Especificamente as despesas apontadas como não comprovadas são as seguintes: (i) fornecedor PIERRE CRUZ VEIGA, Produção de programas de rádio, televisão ou vídeo, valor de 5.000,00; (ii) prestador LUCAS LAZARI SOCIEDADE INDIVIDUAL DE ADVOCACIA, Serviços advocatícios, R$ 4.333,33; e (iii) prestador RODRIGO FERREIRA NARDON – CONTABILIDADE, Serviços contábeis, R$ 890,00.

Alega a recorrente que os gastos estariam comprovados desde o início, por meio de notas fiscais e, posteriormente, através dos contratos.

À análise propriamente dita da questão. 

Saliento, inicialmente, que de fato há previsão de comprovação de despesa por meio de contratos. Porém, para que tal jaez de documento defina peremptoriamente o destino probatório de um fato, há a necessidade de se pressupor (1) a ausência da nota fiscal ou (2) dúvida razoável quanto à sua lisura.

Neste sentido, o julgamento do Ac. de 27.02.2023 na PC-PP n. 060023545, rel. Min. Benedito Gonçalves, red. designado Min. Raul Araújo, o qual consignou que a leitura conjugada do art. 18, caput e § 1º, da Res.- TSE n. 23.546/17 permite concluir que, se o partido político apresenta nota fiscal formalmente regular, contendo todos os detalhes da contratação – com destaque para o serviço prestado ou o material fornecido –, não cabe em regra exigir provas adicionais, exceto no caso de dúvida sobre a idoneidade do documento ou a execução do objeto.

Veja-se, ainda:

ELEIÇÕES 2022. AGRAVO EM RECURSO ESPECIAL ELEITORAL. CANDIDATA A DEPUTADA FEDERAL. PRESTAÇÃO DE CONTAS DE CAMPANHA: APROVADAS, COM RESSALVAS, E DETERMINAÇÃO DE RECOLHIMENTO AO ERÁRIO. IMPUGNAÇÃO SUFICIENTE DAS RAZÕES DA DECISÃO AGRAVADA. AGRAVO PROVIDO. RECURSO ESPECIAL CONHECIDO. COMPROVAÇÃO DE DESPESA. APRESENTAÇÃO DE CONTRATO E NOTA FISCAL COM DESCRIÇÃO PORMENORIZADA DOS SERVIÇOS DE COMUNICAÇÃO, PUBLICIDADE E MARKETING. DOCUMENTOS IDÔNEOS. INEXISTÊNCIA DE DÚVIDA QUANTO À EFETIVA PRESTAÇÃO DOS SERVIÇOS CONTRATADOS. CUMPRIMENTO SATISFATÓRIO DA EXIGÊNCIA DO §1º E DO CAPUT DO ART. 60 DA RESOLUÇÃO N. 23.609/2019 DO TRIBUNAL SUPERIOR ELEITORAL. DESCONFORMIDADE DA DECISÃO RECORRIDA COM A JURISPRUDÊNCIA DESTE TRIBUNAL SUPERIOR. RECURSO ESPECIAL AO QUAL SE DÁ PROVIMENTO.

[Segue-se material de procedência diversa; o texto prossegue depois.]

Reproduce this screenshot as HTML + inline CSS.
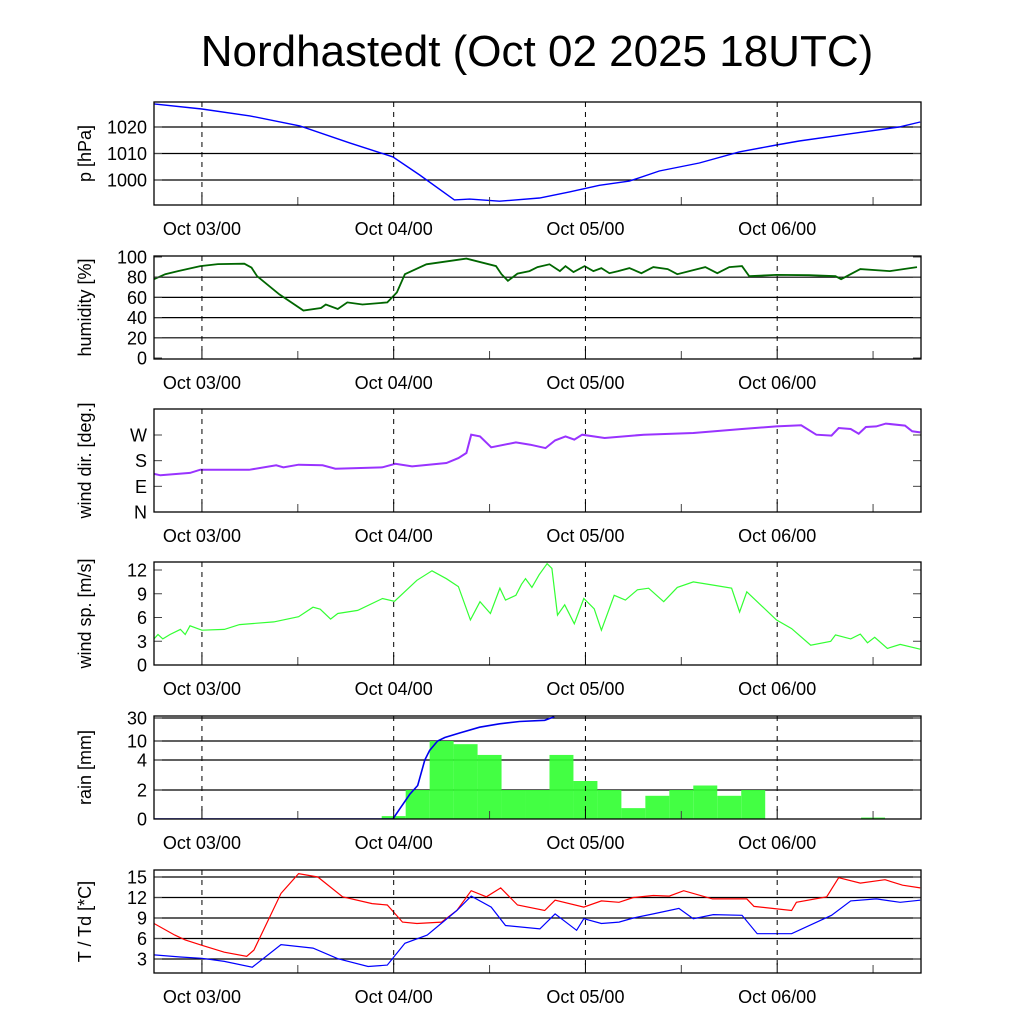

1. O reenquadramento jurídico do acervo fático-probatório delineado na decisão recorrida não se confunde com reexame do acervo dos autos e, por isso, não esbarra no óbice na Súmula n. 24 deste Tribunal Superior.

2. Pelo quadro fático delineado no acórdão e constante da decisão agravada, conclui-se que a decisão proferida pelo Tribunal de origem não se harmoniza com a orientação deste Tribunal Superior.

3. A apresentação de nota fiscal idônea com a descrição pormenorizada dos serviços prestados ao contratante é suficiente para a comprovação da despesa paga com recursos públicos.

4. Agravo em recurso especial e recurso especial providos para afastar a determinação de recolhimento do valor de R$ 58.300,00 ao erário.

Recurso Especial Eleitoral nº060602919, Acórdão, Min. Benedito Gonçalves, Publicação: DJE – Diário de Justiça Eletrônico, 22/05/2024.

(Grifei.)

Sublinho que, em verificação às notas fiscais apresentadas na entrega da contabilidade, os documentos de ID 45844953, ID 45844954 e ID 45844955, respectivamente referentes à prestação de serviço contábil, de assessoria advocatícia e de produção de programa de rádio, mostram-se regulares, sem rasuras, e todos emitidos no curso do mês de setembro - no período admitido para contratação de despesas.

Nessa linha de pensamento, deve ser dado provimento ao recurso interposto para que as contas de sua campanha sejam aprovadas em conformidade com o art. 74, inc. I, da Resolução TSE n. 23.607/19.

Diante do exposto, VOTO para dar provimento ao recurso de FLÁVIA DA SILVEIRA COELHO, para julgar as contas aprovadas e afastar a ordem de recolhimento de valores.